Obviously, the year 2000 was an extremely important year for the futures industry. However, when we look back ten years from now, I predict we will find that 2001 was a critical year because, today, our challenge is to implement the much-needed relief granted by the new legislation, to anticipate future needs, and to react quickly to market dynamics. Your challenge is to help us address these issues properly.
The key to success for a regulator facing such great potential change in the marketplace is to pursue the same innovativeness and creativity that successful market participants rely upon in conducting their business. Fortunately, the CFMA affords us the opportunity to do so. But if we, as regulators, fail to take hold of this opportunity, if we resist the clear need to 'think outside the box', then we risk jeopardizing the leading role of U.S. markets, we risk squandering the current U.S. advantage in B2B and other areas.

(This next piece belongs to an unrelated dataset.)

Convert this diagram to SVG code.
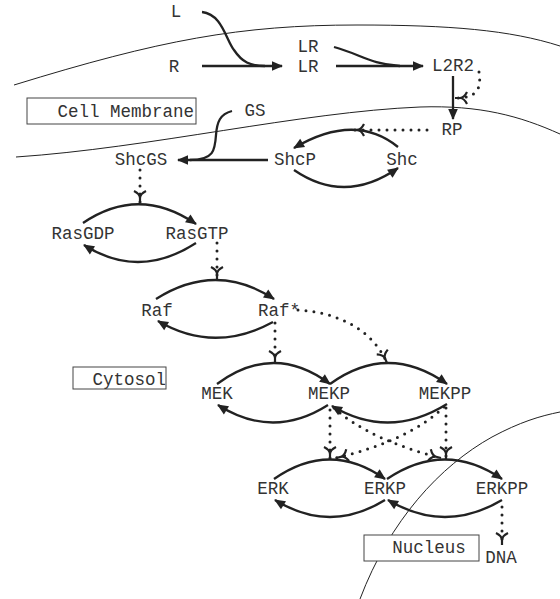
<svg xmlns="http://www.w3.org/2000/svg" width="560" height="599" viewBox="0 0 560 599">
<defs>
<style>
.t{font-family:"Liberation Mono","DejaVu Sans Mono",monospace;font-size:17.5px;fill:#333;text-anchor:middle}
.e{text-anchor:end}
.st{text-anchor:start}
.s{fill:none;stroke:#222;stroke-width:2.3;marker-end:url(#ah)}
.j{fill:none;stroke:#222;stroke-width:2.3}
.d{fill:none;stroke:#222;stroke-width:3;stroke-linecap:round;stroke-dasharray:0 8;marker-end:url(#y)}
.m{fill:none;stroke:#222;stroke-width:1}
.b{fill:#fff;stroke:#444;stroke-width:1}
</style>
<marker id="ah" markerUnits="userSpaceOnUse" viewBox="-12 -6 14 12" markerWidth="14" markerHeight="12" refX="0" refY="0" orient="auto">
<path d="M1,0 L-10,-4.8 L-10,4.8 Z" fill="#222"/>
</marker>
<marker id="y" markerUnits="userSpaceOnUse" viewBox="-14 -8 16 16" markerWidth="16" markerHeight="16" refX="0" refY="0" orient="auto">
<path d="M0,0 H-5 M-5,0 Q-9,0 -12,-6 M-5,0 Q-9,0 -12,6" fill="none" stroke="#222" stroke-width="2.2"/>
</marker>
</defs>
<g id="compartments">
<path class="m" d="M14,85 C160,40 240,25 357,25 C450,25 510,30 560,46"/>
<path class="m" d="M16,157 C150,148 300,112 420,107 C480,105 520,116 560,134"/>
<path class="m" d="M360,599 C390,520 440,466 492,437 C520,422 540,416 560,412"/>
</g>
<g id="labels">
<g id="label-membrane"><rect class="b" x="27" y="98" width="169" height="26"/><text class="t e" x="194" y="117">Cell Membrane</text></g>
<g id="label-cytosol"><rect class="b" x="73" y="367" width="93" height="22"/><text class="t e" x="166" y="385">Cytosol</text></g>
<g id="label-nucleus"><rect class="b" x="364" y="535" width="115" height="26"/><text class="t" x="429" y="553">Nucleus</text></g>
</g>
<g id="connectors">
<path class="s" d="M202,66 H282"/>
<path class="j" d="M202,12 C222,14 226,40 234,50 C242,62 250,66 265,66"/>
<path class="s" d="M336,66 H423"/>
<path class="j" d="M334,47 C360,54 370,64 400,66"/>
<path class="s" d="M453,76 V119"/>
<path class="d" d="M479,72 C481,86 480,98 455,98"/>
<path class="d" d="M427,130 H352"/>
<path class="s" d="M398,147 Q355,112 294,148"/>
<path class="s" d="M294,170 Q345,205 398,168"/>
<path class="s" d="M268,160 H178"/>
<path class="j" d="M232,111 C220,114 217,122 216,135 C215,150 214,160 190,160"/>
<path class="d" d="M140,170 V203"/>
<path class="s" d="M83,223 Q139,185 196,224"/>
<path class="s" d="M196,243 Q139,280 84,245"/>
<path class="d" d="M217,243 V279"/>
<path class="s" d="M156,299 Q216,261 274,299"/>
<path class="s" d="M273,322 Q214,354 158,321"/>
<path class="d" d="M275,323 V363"/>
<path class="d" d="M298,310 C335,312 372,328 387,363"/>
<path class="s" d="M217,384 Q274,342 330,384"/>
<path class="s" d="M330,384 Q388,342 447,384"/>
<path class="s" d="M328,405 Q273,440 218,405"/>
<path class="s" d="M447,404 Q389,440 332,406"/>
<path class="d" d="M330,410 V459"/>
<path class="d" d="M446,408 V459"/>
<path class="d" d="M334,408 Q370,440 441,458"/>
<path class="d" d="M444,407 Q410,440 336,458"/>
<path class="s" d="M274,479 Q330,440 385,479"/>
<path class="s" d="M387,479 Q445,440 502,479"/>
<path class="s" d="M385,500 Q330,534 275,500"/>
<path class="s" d="M502,500 Q445,534 388,500"/>
<path class="d" d="M502,507 V545"/>
</g>
<g id="n-L"><text class="t" x="176" y="17">L</text></g>
<g id="n-R"><text class="t" x="174" y="72">R</text></g>
<g id="n-LR1"><text class="t" x="308" y="52">LR</text></g>
<g id="n-LR2"><text class="t" x="308" y="72">LR</text></g>
<g id="n-L2R2"><text class="t" x="453" y="71">L2R2</text></g>
<g id="n-RP"><text class="t" x="452" y="135">RP</text></g>
<g id="n-GS"><text class="t" x="255" y="116">GS</text></g>
<g id="n-ShcGS"><text class="t" x="141" y="165">ShcGS</text></g>
<g id="n-ShcP"><text class="t" x="295" y="165">ShcP</text></g>
<g id="n-Shc"><text class="t" x="402" y="165">Shc</text></g>
<g id="n-RasGDP"><text class="t" x="83" y="239">RasGDP</text></g>
<g id="n-RasGTP"><text class="t" x="197" y="239">RasGTP</text></g>
<g id="n-Raf"><text class="t" x="157" y="316">Raf</text></g>
<g id="n-RafStar"><text class="t st" x="258" y="316">Raf*</text></g>
<g id="n-MEK"><text class="t" x="217" y="399">MEK</text></g>
<g id="n-MEKP"><text class="t" x="329" y="399">MEKP</text></g>
<g id="n-MEKPP"><text class="t" x="445" y="399">MEKPP</text></g>
<g id="n-ERK"><text class="t" x="273" y="494">ERK</text></g>
<g id="n-ERKP"><text class="t" x="385" y="494">ERKP</text></g>
<g id="n-ERKPP"><text class="t" x="502" y="494">ERKPP</text></g>
<g id="n-DNA"><text class="t" x="501" y="563">DNA</text></g>
</svg>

There is perhaps no better example of an area in which we must change our regulatory approach, in which we must 'think outside the box,' than with respect to the traditional approach of churning out prescriptive regulations. It's been wisely said that enough regulations will ensure that nothing ever goes wrong in the marketplace but at the same time nothing right will be permitted to take place, either. Principles-based rules that suit the nature of the participant and the nature of the product, that take into consideration the costs as well as the benefits of compliance, and that reflect a common sense approach are most often the rules that are best able to effectively achieve public policy goals. For us, that means preventing fraud and manipulation while promoting markets that are reliable mechanisms for price discovery and risk allocation.